─── SUPPLIED MATERIAL

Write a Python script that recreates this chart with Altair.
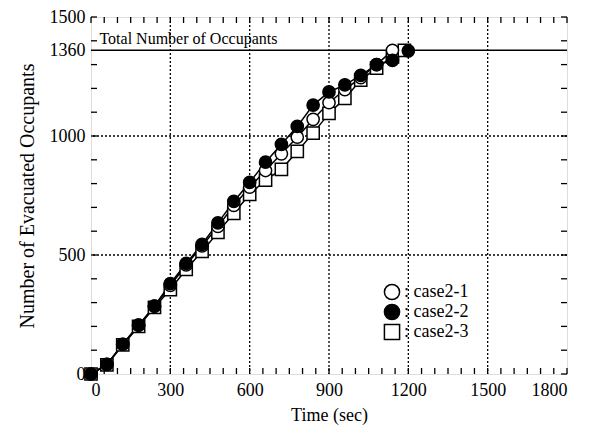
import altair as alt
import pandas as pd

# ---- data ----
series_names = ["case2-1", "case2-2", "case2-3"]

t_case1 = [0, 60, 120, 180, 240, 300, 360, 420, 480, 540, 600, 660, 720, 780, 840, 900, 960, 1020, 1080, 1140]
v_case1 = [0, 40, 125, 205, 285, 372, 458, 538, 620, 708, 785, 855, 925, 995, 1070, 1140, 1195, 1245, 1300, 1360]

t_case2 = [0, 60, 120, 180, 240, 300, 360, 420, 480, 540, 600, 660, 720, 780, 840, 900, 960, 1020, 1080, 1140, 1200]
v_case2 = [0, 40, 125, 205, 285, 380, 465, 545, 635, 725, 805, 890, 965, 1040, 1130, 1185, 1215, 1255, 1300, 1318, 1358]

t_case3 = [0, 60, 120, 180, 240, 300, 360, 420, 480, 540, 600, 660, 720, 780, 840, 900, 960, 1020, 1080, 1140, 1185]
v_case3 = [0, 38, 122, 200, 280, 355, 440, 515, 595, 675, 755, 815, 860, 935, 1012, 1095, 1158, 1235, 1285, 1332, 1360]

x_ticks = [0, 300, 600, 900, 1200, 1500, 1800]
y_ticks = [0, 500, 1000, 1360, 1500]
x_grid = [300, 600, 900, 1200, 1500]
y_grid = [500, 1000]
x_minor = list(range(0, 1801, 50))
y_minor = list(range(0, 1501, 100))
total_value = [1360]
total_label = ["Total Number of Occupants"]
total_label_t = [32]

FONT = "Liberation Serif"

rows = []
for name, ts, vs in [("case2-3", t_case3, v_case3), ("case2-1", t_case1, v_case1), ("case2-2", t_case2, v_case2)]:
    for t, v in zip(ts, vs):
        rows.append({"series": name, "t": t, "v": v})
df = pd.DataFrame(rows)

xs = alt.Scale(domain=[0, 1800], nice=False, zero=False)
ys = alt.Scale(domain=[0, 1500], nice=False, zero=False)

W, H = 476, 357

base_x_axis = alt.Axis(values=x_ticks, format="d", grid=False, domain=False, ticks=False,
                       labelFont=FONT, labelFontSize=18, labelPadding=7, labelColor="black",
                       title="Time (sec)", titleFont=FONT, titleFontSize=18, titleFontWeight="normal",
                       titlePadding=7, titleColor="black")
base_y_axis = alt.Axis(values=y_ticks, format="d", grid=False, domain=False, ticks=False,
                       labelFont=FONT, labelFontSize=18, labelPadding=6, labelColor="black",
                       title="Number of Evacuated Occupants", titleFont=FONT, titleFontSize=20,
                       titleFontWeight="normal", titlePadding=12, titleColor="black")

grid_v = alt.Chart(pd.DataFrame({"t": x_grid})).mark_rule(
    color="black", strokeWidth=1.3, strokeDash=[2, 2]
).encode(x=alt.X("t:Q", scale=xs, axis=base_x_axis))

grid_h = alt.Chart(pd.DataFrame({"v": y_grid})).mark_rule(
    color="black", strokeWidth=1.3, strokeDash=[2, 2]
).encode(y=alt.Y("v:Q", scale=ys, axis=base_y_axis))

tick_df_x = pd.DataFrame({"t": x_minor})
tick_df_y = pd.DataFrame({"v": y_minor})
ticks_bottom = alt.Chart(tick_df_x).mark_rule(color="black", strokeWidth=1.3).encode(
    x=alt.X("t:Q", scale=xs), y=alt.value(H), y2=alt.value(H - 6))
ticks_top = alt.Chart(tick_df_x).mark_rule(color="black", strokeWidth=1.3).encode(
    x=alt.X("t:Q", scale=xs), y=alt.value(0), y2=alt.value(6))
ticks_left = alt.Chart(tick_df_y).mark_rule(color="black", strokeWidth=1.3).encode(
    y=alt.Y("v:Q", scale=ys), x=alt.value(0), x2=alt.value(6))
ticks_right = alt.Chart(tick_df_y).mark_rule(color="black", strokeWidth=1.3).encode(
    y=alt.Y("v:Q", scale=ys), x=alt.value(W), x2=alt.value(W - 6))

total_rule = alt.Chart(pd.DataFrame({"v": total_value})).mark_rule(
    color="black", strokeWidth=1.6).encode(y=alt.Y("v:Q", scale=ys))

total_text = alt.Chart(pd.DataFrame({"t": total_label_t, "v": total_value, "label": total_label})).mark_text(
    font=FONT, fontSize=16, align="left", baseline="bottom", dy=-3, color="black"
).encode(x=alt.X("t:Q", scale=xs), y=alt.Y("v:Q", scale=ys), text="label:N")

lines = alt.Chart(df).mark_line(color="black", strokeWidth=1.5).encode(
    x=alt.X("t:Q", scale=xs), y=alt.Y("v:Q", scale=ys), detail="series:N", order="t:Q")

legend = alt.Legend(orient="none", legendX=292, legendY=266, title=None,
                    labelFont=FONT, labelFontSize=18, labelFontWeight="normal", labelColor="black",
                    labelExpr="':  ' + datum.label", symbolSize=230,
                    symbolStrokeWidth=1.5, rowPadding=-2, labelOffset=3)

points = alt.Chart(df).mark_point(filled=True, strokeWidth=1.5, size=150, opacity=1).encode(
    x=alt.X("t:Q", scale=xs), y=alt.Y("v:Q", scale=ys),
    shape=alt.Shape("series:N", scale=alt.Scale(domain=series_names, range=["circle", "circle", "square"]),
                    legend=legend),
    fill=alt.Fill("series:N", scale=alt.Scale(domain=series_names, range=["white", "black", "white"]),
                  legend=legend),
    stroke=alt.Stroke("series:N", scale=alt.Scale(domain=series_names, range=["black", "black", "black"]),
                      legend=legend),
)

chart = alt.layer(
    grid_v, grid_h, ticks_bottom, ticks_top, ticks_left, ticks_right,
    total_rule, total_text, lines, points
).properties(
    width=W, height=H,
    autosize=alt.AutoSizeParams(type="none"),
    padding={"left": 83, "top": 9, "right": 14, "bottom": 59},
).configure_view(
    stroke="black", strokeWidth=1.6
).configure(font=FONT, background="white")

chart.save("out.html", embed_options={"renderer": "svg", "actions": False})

──────

** EXERCISE **
Every line is to be duplicated exactly, though pictures stay out.

** ANSWER TO THE TASK **
Write a Python script that recreates this chart with Altair.
import altair as alt
import pandas as pd

# ---- data ----
series_names = ["case2-1", "case2-2", "case2-3"]

t_case1 = [0, 60, 120, 180, 240, 300, 360, 420, 480, 540, 600, 660, 720, 780, 840, 900, 960, 1020, 1080, 1140]
v_case1 = [0, 40, 125, 205, 285, 372, 458, 538, 620, 708, 785, 855, 925, 995, 1070, 1140, 1195, 1245, 1300, 1360]

t_case2 = [0, 60, 120, 180, 240, 300, 360, 420, 480, 540, 600, 660, 720, 780, 840, 900, 960, 1020, 1080, 1140, 1200]
v_case2 = [0, 40, 125, 205, 285, 380, 465, 545, 635, 725, 805, 890, 965, 1040, 1130, 1185, 1215, 1255, 1300, 1318, 1358]

t_case3 = [0, 60, 120, 180, 240, 300, 360, 420, 480, 540, 600, 660, 720, 780, 840, 900, 960, 1020, 1080, 1140, 1185]
v_case3 = [0, 38, 122, 200, 280, 355, 440, 515, 595, 675, 755, 815, 860, 935, 1012, 1095, 1158, 1235, 1285, 1332, 1360]

x_ticks = [0, 300, 600, 900, 1200, 1500, 1800]
y_ticks = [0, 500, 1000, 1360, 1500]
x_grid = [300, 600, 900, 1200, 1500]
y_grid = [500, 1000]
x_minor = list(range(0, 1801, 50))
y_minor = list(range(0, 1501, 100))
total_value = [1360]
total_label = ["Total Number of Occupants"]
total_label_t = [32]

FONT = "Liberation Serif"

rows = []
for name, ts, vs in [("case2-3", t_case3, v_case3), ("case2-1", t_case1, v_case1), ("case2-2", t_case2, v_case2)]:
    for t, v in zip(ts, vs):
        rows.append({"series": name, "t": t, "v": v})
df = pd.DataFrame(rows)

xs = alt.Scale(domain=[0, 1800], nice=False, zero=False)
ys = alt.Scale(domain=[0, 1500], nice=False, zero=False)

W, H = 476, 357

base_x_axis = alt.Axis(values=x_ticks, format="d", grid=False, domain=False, ticks=False,
                       labelFont=FONT, labelFontSize=18, labelPadding=7, labelColor="black",
                       title="Time (sec)", titleFont=FONT, titleFontSize=18, titleFontWeight="normal",
                       titlePadding=7, titleColor="black")
base_y_axis = alt.Axis(values=y_ticks, format="d", grid=False, domain=False, ticks=False,
                       labelFont=FONT, labelFontSize=18, labelPadding=6, labelColor="black",
                       title="Number of Evacuated Occupants", titleFont=FONT, titleFontSize=20,
                       titleFontWeight="normal", titlePadding=12, titleColor="black")

grid_v = alt.Chart(pd.DataFrame({"t": x_grid})).mark_rule(
    color="black", strokeWidth=1.3, strokeDash=[2, 2]
).encode(x=alt.X("t:Q", scale=xs, axis=base_x_axis))

grid_h = alt.Chart(pd.DataFrame({"v": y_grid})).mark_rule(
    color="black", strokeWidth=1.3, strokeDash=[2, 2]
).encode(y=alt.Y("v:Q", scale=ys, axis=base_y_axis))

tick_df_x = pd.DataFrame({"t": x_minor})
tick_df_y = pd.DataFrame({"v": y_minor})
ticks_bottom = alt.Chart(tick_df_x).mark_rule(color="black", strokeWidth=1.3).encode(
    x=alt.X("t:Q", scale=xs), y=alt.value(H), y2=alt.value(H - 6))
ticks_top = alt.Chart(tick_df_x).mark_rule(color="black", strokeWidth=1.3).encode(
    x=alt.X("t:Q", scale=xs), y=alt.value(0), y2=alt.value(6))
ticks_left = alt.Chart(tick_df_y).mark_rule(color="black", strokeWidth=1.3).encode(
    y=alt.Y("v:Q", scale=ys), x=alt.value(0), x2=alt.value(6))
ticks_right = alt.Chart(tick_df_y).mark_rule(color="black", strokeWidth=1.3).encode(
    y=alt.Y("v:Q", scale=ys), x=alt.value(W), x2=alt.value(W - 6))

total_rule = alt.Chart(pd.DataFrame({"v": total_value})).mark_rule(
    color="black", strokeWidth=1.6).encode(y=alt.Y("v:Q", scale=ys))

total_text = alt.Chart(pd.DataFrame({"t": total_label_t, "v": total_value, "label": total_label})).mark_text(
    font=FONT, fontSize=16, align="left", baseline="bottom", dy=-3, color="black"
).encode(x=alt.X("t:Q", scale=xs), y=alt.Y("v:Q", scale=ys), text="label:N")

lines = alt.Chart(df).mark_line(color="black", strokeWidth=1.5).encode(
    x=alt.X("t:Q", scale=xs), y=alt.Y("v:Q", scale=ys), detail="series:N", order="t:Q")

legend = alt.Legend(orient="none", legendX=292, legendY=266, title=None,
                    labelFont=FONT, labelFontSize=18, labelFontWeight="normal", labelColor="black",
                    labelExpr="':  ' + datum.label", symbolSize=230,
                    symbolStrokeWidth=1.5, rowPadding=-2, labelOffset=3)

points = alt.Chart(df).mark_point(filled=True, strokeWidth=1.5, size=150, opacity=1).encode(
    x=alt.X("t:Q", scale=xs), y=alt.Y("v:Q", scale=ys),
    shape=alt.Shape("series:N", scale=alt.Scale(domain=series_names, range=["circle", "circle", "square"]),
                    legend=legend),
    fill=alt.Fill("series:N", scale=alt.Scale(domain=series_names, range=["white", "black", "white"]),
                  legend=legend),
    stroke=alt.Stroke("series:N", scale=alt.Scale(domain=series_names, range=["black", "black", "black"]),
                      legend=legend),
)

chart = alt.layer(
    grid_v, grid_h, ticks_bottom, ticks_top, ticks_left, ticks_right,
    total_rule, total_text, lines, points
).properties(
    width=W, height=H,
    autosize=alt.AutoSizeParams(type="none"),
    padding={"left": 83, "top": 9, "right": 14, "bottom": 59},
).configure_view(
    stroke="black", strokeWidth=1.6
).configure(font=FONT, background="white")

chart.save("out.html", embed_options={"renderer": "svg", "actions": False})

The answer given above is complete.